Quanto a Di Maio, neppure varrebbe la pena di citarlo, pallido imitatore degli altri, senza averne i numeri, da nessun punto di vista: con la sua faccina da bravo ragazzo ripete psittacisticamente le sue formule, che vengono poi puntualmente rilanciato dal “popolo 5 Stelle”, quasi tremebondo, davanti all’ingombrante sodale-competitore Salvini, consapevole della propria fragilità e e della potenza dell’altro.
Il mostro Salvini, lanciato dalla tv, in particolare nell’era Renzi, nella convinzione che un Matteo cattivo, un Matteo bruto, avrebbe potuto aiutare a costruire il figurino del Matteo buono, dalla faccia di giovane perbene: Salvini, in certo senso, è stato lanciato da Renzi.
In tutto questo, ovviamente, il Parlamento aveva già perso da tempo, da parecchio tempo, qualsiasi significato, sostituito dagli studi dei talk show televisivi, dai post sui social media: Renzi in Parlamento non c’era neppure, ed è giunto come Salvini al Parlamento europeo prima che a quello italiano.

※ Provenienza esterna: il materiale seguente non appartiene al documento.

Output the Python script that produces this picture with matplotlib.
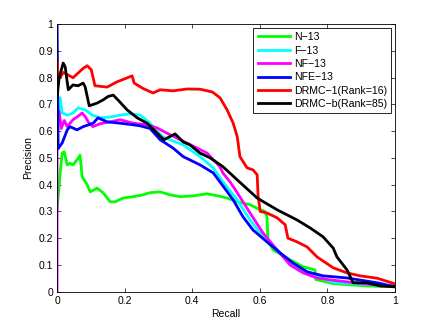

Salvini, è noto, vive su Facebook e su Twitter, lancia un numero imprecisato di messaggi quotidiani, si fa seguire, accompagnare, precedere da fotografi e videoperatori: e studia le pose, ora imbracciando un kalashnikov, ora ancora ostentando i bicipiti e tricipiti, ora, infine, concedendosi all’obiettivo mentre divora un piatto di cozze. La performance romana mentre le ruspe distruggevano le dimore abusive della famiglia Casanova rimarrà negli annali dell’improntitudine italiana.

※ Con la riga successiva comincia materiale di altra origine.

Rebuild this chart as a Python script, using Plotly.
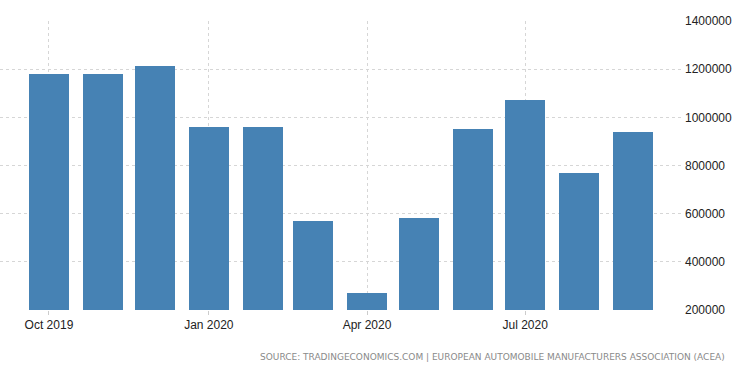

Instancabile, Salvini interviene su qualunque argomento, compresi, naturalmente quelli che nulla hanno a che fare con il ruolo di ministro dell’Interno, di cui sembra non aver compreso le mansioni. L’importante è la presenza, e quando non può assicurarla di persona, implacabile arriva il post, il tweet, l’intervista lampo: Salvini deve dire la sua. Deve mettere la sua faccia su qualsiasi atto che “la gente”, ossia i suoi possibili elettori, possano approvare, e quando l’atto non c’è Salvini lo inventa, mentendo sui dati, sulle cifre, sui fatti stessi.
Cianciando e cianciando, è inevitabile che la faccia fuori del vaso, come egli stesso potrebbe dire, incurante delle conseguenze, con un cinismo spaventoso, persuaso della propria inattaccabilità, sicuro di poter durare dieci o vent’anni, data la pochezza degli alleati, e la debolezza degli avversari (che sono stati peraltro alleati o succubi fino a pochi mesi or sono). L’azione Baobab, dopo quella Riace, dopo quella della nave Diciotti sono altrettanti capitoli di una carriera all’insegna di un assoluto sprezzo per la civiltà giuridica, e di un cinico utilizzo delle peggiori pulsioni umane.

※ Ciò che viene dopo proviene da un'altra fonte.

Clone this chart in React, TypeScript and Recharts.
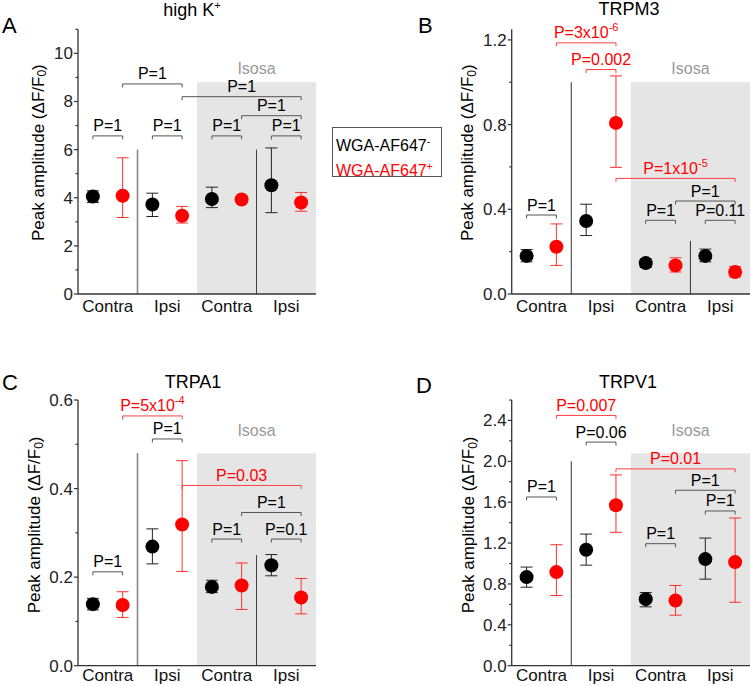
import React from 'react';
import {
  ScatterChart,
  Scatter,
  XAxis,
  YAxis,
  ErrorBar,
  ReferenceArea,
  ReferenceLine,
} from 'recharts';

const FONT = '"Liberation Sans", Arial, sans-serif';

// x positions: black/red pairs for each group
const positions = [1, 2, 3, 4, 5, 6, 7, 8];
const groupTicks = [1.5, 3.5, 5.5, 7.5];
const groupLabels = ['Contra', 'Ipsi', 'Contra', 'Ipsi'];

// A: high K+
const kMean = [4.05, 4.08, 3.72, 3.25, 3.95, 3.93, 4.52, 3.8];
const kLow = [3.8, 3.18, 3.22, 2.95, 3.59, 3.8, 3.38, 3.44];
const kHigh = [4.29, 5.66, 4.19, 3.64, 4.44, 4.06, 6.07, 4.22];
const kTicks = [0, 1, 2, 3, 4, 5, 6, 7, 8, 9, 10, 11];

// B: TRPM3
const m3Mean = [0.18, 0.223, 0.345, 0.808, 0.146, 0.135, 0.18, 0.104];
const m3Low = [0.152, 0.135, 0.276, 0.598, 0.125, 0.104, 0.152, 0.08];
const m3High = [0.21, 0.331, 0.424, 1.03, 0.166, 0.171, 0.212, 0.13];
const m3Ticks = [0, 0.2, 0.4, 0.6, 0.8, 1.0, 1.2];

// C: TRPA1
const a1Mean = [0.139, 0.137, 0.269, 0.319, 0.178, 0.181, 0.227, 0.154];
const a1Low = [0.126, 0.109, 0.23, 0.213, 0.165, 0.127, 0.203, 0.117];
const a1High = [0.152, 0.167, 0.309, 0.463, 0.193, 0.232, 0.251, 0.197];
const a1Ticks = [0, 0.1, 0.2, 0.3, 0.4, 0.5, 0.6];

// D: TRPV1
const v1Mean = [0.867, 0.916, 1.135, 1.57, 0.651, 0.638, 1.043, 1.014];
const v1Low = [0.768, 0.687, 0.984, 1.305, 0.576, 0.494, 0.847, 0.621];
const v1High = [0.965, 1.184, 1.288, 1.867, 0.716, 0.785, 1.249, 1.445];
const v1Ticks = [0, 0.2, 0.4, 0.6, 0.8, 1.0, 1.2, 1.4, 1.6, 1.8, 2.0, 2.2, 2.4, 2.6];

// significance brackets: [from, to, height, label, colour]
type Bracket = [number, number, number, string, 'k' | 'r'];

const kBrackets: Bracket[] = [
  [1, 2, 6.57, 'P=1', 'k'],
  [3, 4, 6.57, 'P=1', 'k'],
  [5, 6, 6.57, 'P=1', 'k'],
  [7, 8, 6.57, 'P=1', 'k'],
  [6, 8, 7.41, 'P=1', 'k'],
  [4, 8, 8.2, 'P=1', 'k'],
  [2, 4, 8.73, 'P=1', 'k'],
];
const m3Brackets: Bracket[] = [
  [1, 2, 0.373, 'P=1', 'k'],
  [5, 6, 0.348, 'P=1', 'k'],
  [7, 8, 0.348, 'P=0.11', 'k'],
  [6, 8, 0.439, 'P=1', 'k'],
  [4, 8, 0.546, 'P=1x10^-5', 'r'],
  [3, 4, 1.06, 'P=0.002', 'r'],
  [2, 4, 1.186, 'P=3x10^-6', 'r'],
];
const a1Brackets: Bracket[] = [
  [1, 2, 0.212, 'P=1', 'k'],
  [3, 4, 0.512, 'P=1', 'k'],
  [2, 4, 0.564, 'P=5x10^-4', 'r'],
  [5, 6, 0.286, 'P=1', 'k'],
  [7, 8, 0.286, 'P=0.1', 'k'],
  [6, 8, 0.346, 'P=1', 'k'],
  [4, 8, 0.407, 'P=0.03', 'r'],
];
const v1Brackets: Bracket[] = [
  [1, 2, 1.651, 'P=1', 'k'],
  [3, 4, 2.188, 'P=0.06', 'k'],
  [2, 4, 2.449, 'P=0.007', 'r'],
  [5, 6, 1.194, 'P=1', 'k'],
  [7, 8, 1.514, 'P=1', 'k'],
  [6, 8, 1.717, 'P=1', 'k'],
  [4, 8, 1.926, 'P=0.01', 'r'],
];

const RED = '#ff0000';

function rows(mean: number[], low: number[], high: number[], parity: number) {
  return positions
    .map((x, i) => ({ x, y: mean[i], err: [mean[i] - low[i], high[i] - mean[i]] }))
    .filter((_, i) => i % 2 === parity);
}

function BracketShape(props: any) {
  const { x1, y1, x2, label, kind } = props;
  const [base, sup] = String(label).split('^');
  const line = kind === 'r' ? '#ff4040' : '#555';
  const txt = kind === 'r' ? RED : '#000';
  return (
    <g>
      <path d={`M${x1},${y1 + 3.5}V${y1}H${x2}V${y1 + 3.5}`} fill="none" stroke={line} strokeWidth={1} />
      <text x={(x1 + x2) / 2} y={y1 - 4.5} textAnchor="middle" fontSize={16} fill={txt}>
        {base}
        {sup && (
          <tspan dy={-7} fontSize={11}>
            {sup}
          </tspan>
        )}
      </text>
    </g>
  );
}

function YTick(props: any) {
  const { x, y, payload, step, digits } = props;
  const v = payload.value;
  const major = Math.abs(v / step - Math.round(v / step)) < 1e-6;
  return (
    <g>
      <line x1={x} x2={x - (major ? 4 : 2.5)} y1={y} y2={y} stroke="#333" strokeWidth={1.2} />
      {major && (
        <text x={x - 5} y={y} dy={6} textAnchor="end" fontSize={17} fill="#222">
          {v.toFixed(digits)}
        </text>
      )}
    </g>
  );
}

type Divider = [number, number, string, number];

type PanelProps = {
  left: number;
  top: number;
  height: number;
  margin: { top: number; right: number; bottom: number; left: number };
  xHeight: number;
  xGap: number;
  yMax: number;
  yTicks: number[];
  step: number;
  digits: number;
  mean: number[];
  low: number[];
  high: number[];
  brackets: Bracket[];
  shadeTop: number;
  isosaOffset: number;
  dividers: Divider[];
  labelDx: number;
  labelDy: number;
};

function Panel(p: PanelProps) {
  const black = rows(p.mean, p.low, p.high, 0);
  const red = rows(p.mean, p.low, p.high, 1);
  const yLabel = (lp: any) => {
    const vb = lp.viewBox;
    const cx = vb.x + vb.width - p.labelDx;
    const cy = vb.y + vb.height / 2 + p.labelDy;
    return (
      <text
        x={cx}
        y={cy}
        transform={`rotate(-90 ${cx} ${cy})`}
        textAnchor="middle"
        dominantBaseline="central"
        fontSize={17}
        fill="#000"
      >
        Peak amplitude (ΔF/F
        <tspan dy={4} fontSize={12}>
          0
        </tspan>
        <tspan dy={-4}>)</tspan>
      </text>
    );
  };
  return (
    <div style={{ position: 'absolute', left: p.left, top: p.top }}>
      <ScatterChart width={375} height={p.height} margin={p.margin}>
        <ReferenceArea
          x1={4.5}
          x2={8.5}
          y1={0}
          y2={p.shadeTop}
          fill="#e5e5e5"
          fillOpacity={1}
          stroke="none"
          label={{ value: 'Isosa', position: 'top', offset: p.isosaOffset, fill: '#999', fontSize: 16 }}
        />
        {p.dividers.map(([x, t, c, w], i) => (
          <ReferenceLine
            key={`d${i}`}
            segment={[
              { x, y: 0 },
              { x, y: t },
            ]}
            stroke={c}
            strokeWidth={w}
          />
        ))}
        <XAxis
          type="number"
          dataKey="x"
          domain={[0.5, 8.5]}
          ticks={groupTicks}
          interval={0}
          tickFormatter={(v: number) => groupLabels[groupTicks.indexOf(v)]}
          tickLine={false}
          tickSize={0}
          tickMargin={p.xGap}
          height={p.xHeight}
          axisLine={{ stroke: '#333', strokeWidth: 1.3 }}
          tick={{ fontSize: 17, fill: '#111' }}
          allowDataOverflow
        />
        <YAxis
          type="number"
          dataKey="y"
          domain={[0, p.yMax]}
          ticks={p.yTicks}
          interval={0}
          width={60}
          tickLine={false}
          tickSize={0}
          tickMargin={0}
          axisLine={{ stroke: '#333', strokeWidth: 1.3 }}
          tick={(tp: any) => <YTick {...tp} step={p.step} digits={p.digits} />}
          label={{ content: yLabel }}
          allowDataOverflow
        />
        {p.brackets.map(([a, b, y, label, kind], i) => (
          <ReferenceLine
            key={`b${i}`}
            segment={[
              { x: a, y },
              { x: b, y },
            ]}
            shape={(sp: any) => <BracketShape {...sp} label={label} kind={kind} />}
          />
        ))}
        <Scatter
          data={black}
          isAnimationActive={false}
          shape={(s: any) => <circle cx={s.cx} cy={s.cy} r={7} fill="#000" />}
        >
          <ErrorBar dataKey="err" direction="y" width={6} stroke="#222" strokeWidth={1} isAnimationActive={false} />
        </Scatter>
        <Scatter
          data={red}
          isAnimationActive={false}
          shape={(s: any) => <circle cx={s.cx} cy={s.cy} r={7} fill={RED} />}
        >
          <ErrorBar dataKey="err" direction="y" width={6} stroke="#ff3030" strokeWidth={1} isAnimationActive={false} />
        </Scatter>
      </ScatterChart>
    </div>
  );
}

export default function App() {
  return (
    <div
      style={{
        position: 'absolute',
        left: 0,
        top: 0,
        width: 750,
        height: 686,
        background: '#fff',
        fontFamily: FONT,
        overflow: 'hidden',
      }}
    >
      <Panel
        left={0}
        top={0}
        height={340}
        margin={{ top: 29.3, right: 59, bottom: 16, left: 18 }}
        xHeight={30}
        xGap={6}
        yMax={11}
        yTicks={kTicks}
        step={2}
        digits={0}
        mean={kMean}
        low={kLow}
        high={kHigh}
        brackets={kBrackets}
        shadeTop={8.8}
        isosaOffset={8}
        dividers={[
          [2.5, 6, '#888', 1.6],
          [6.5, 6, '#444', 1],
        ]}
        labelDx={39.5}
        labelDy={-9}
      />
      <Panel
        left={375}
        top={0}
        height={340}
        margin={{ top: 29.3, right: 0, bottom: 16, left: 76.7 }}
        xHeight={30}
        xGap={6}
        yMax={1.25}
        yTicks={m3Ticks}
        step={0.4}
        digits={1}
        mean={m3Mean}
        low={m3Low}
        high={m3High}
        brackets={m3Brackets}
        shadeTop={1.0}
        isosaOffset={8}
        dividers={[
          [2.5, 1.0, '#333', 1],
          [6.5, 0.25, '#333', 1],
        ]}
        labelDx={44}
        labelDy={-9}
      />
      <Panel
        left={0}
        top={340}
        height={346}
        margin={{ top: 60, right: 59, bottom: 0, left: 18 }}
        xHeight={20.3}
        xGap={3}
        yMax={0.6}
        yTicks={a1Ticks}
        step={0.2}
        digits={1}
        mean={a1Mean}
        low={a1Low}
        high={a1High}
        brackets={a1Brackets}
        shadeTop={0.48}
        isosaOffset={17}
        dividers={[
          [2.5, 0.48, '#888', 1.6],
          [6.5, 0.25, '#444', 1],
        ]}
        labelDx={43}
        labelDy={-8}
      />
      <Panel
        left={375}
        top={340}
        height={346}
        margin={{ top: 60, right: 0, bottom: 0, left: 76.7 }}
        xHeight={20.3}
        xGap={3}
        yMax={2.6}
        yTicks={v1Ticks}
        step={0.4}
        digits={1}
        mean={v1Mean}
        low={v1Low}
        high={v1High}
        brackets={v1Brackets}
        shadeTop={2.08}
        isosaOffset={17}
        dividers={[[2.5, 2.0, '#333', 1]]}
        labelDx={43}
        labelDy={-8}
      />

      <svg
        width={750}
        height={686}
        style={{ position: 'absolute', left: 0, top: 0, pointerEvents: 'none' }}
      >
        <text x={192} y={16} textAnchor="middle" fontSize={18}>
          high K<tspan dy={-7} fontSize={11}>+</tspan>
        </text>
        <text x={629} y={15} textAnchor="middle" fontSize={18}>
          TRPM3
        </text>
        <text x={193} y={388} textAnchor="middle" fontSize={18}>
          TRPA1
        </text>
        <text x={628} y={388} textAnchor="middle" fontSize={18}>
          TRPV1
        </text>
        <text x={2} y={33} fontSize={22}>A</text>
        <text x={418} y={33} fontSize={22}>B</text>
        <text x={2} y={390} fontSize={22}>C</text>
        <text x={416} y={393} fontSize={22}>D</text>
      </svg>

      <div
        style={{
          position: 'absolute',
          left: 332,
          top: 127,
          width: 110,
          height: 50,
          border: '1px solid #555',
          background: '#fff',
          fontSize: 16,
          lineHeight: '21px',
          padding: '3px 0 0 3px',
          boxSizing: 'border-box',
        }}
      >
        <div style={{ color: '#000' }}>
          WGA-AF647<sup style={{ fontSize: 10 }}>-</sup>
        </div>
        <div style={{ color: RED }}>
          WGA-AF647<sup style={{ fontSize: 10 }}>+</sup>
        </div>
      </div>
    </div>
  );
}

Forse, il punto più basso, in una serie ormai innumerevole di infamie, Salvini lo ha toccato solo tre giorni fa, quando ha postato su Facebook la fotografia di tre ragazze, minorenni, che lo avevano contestato, innalzando un cartello: quella foto è stata esposta su una delle sue pagine, e ha raccolto migliaia di frasi ingiuriose, quasi sempre a sfondo sessista. Ovviamente il ministro dell’Interno ha considerato questi commenti come altrettante dichiarazioni di voto per lui e il suo partito, altrettante medaglie che testimoniano il suo successo personale, che corrisponde al fallimento della coscienza pubblica di questo Paese. Se c’è un’altra Italia è tempo che si ridesti e faccia sentire la sua voce.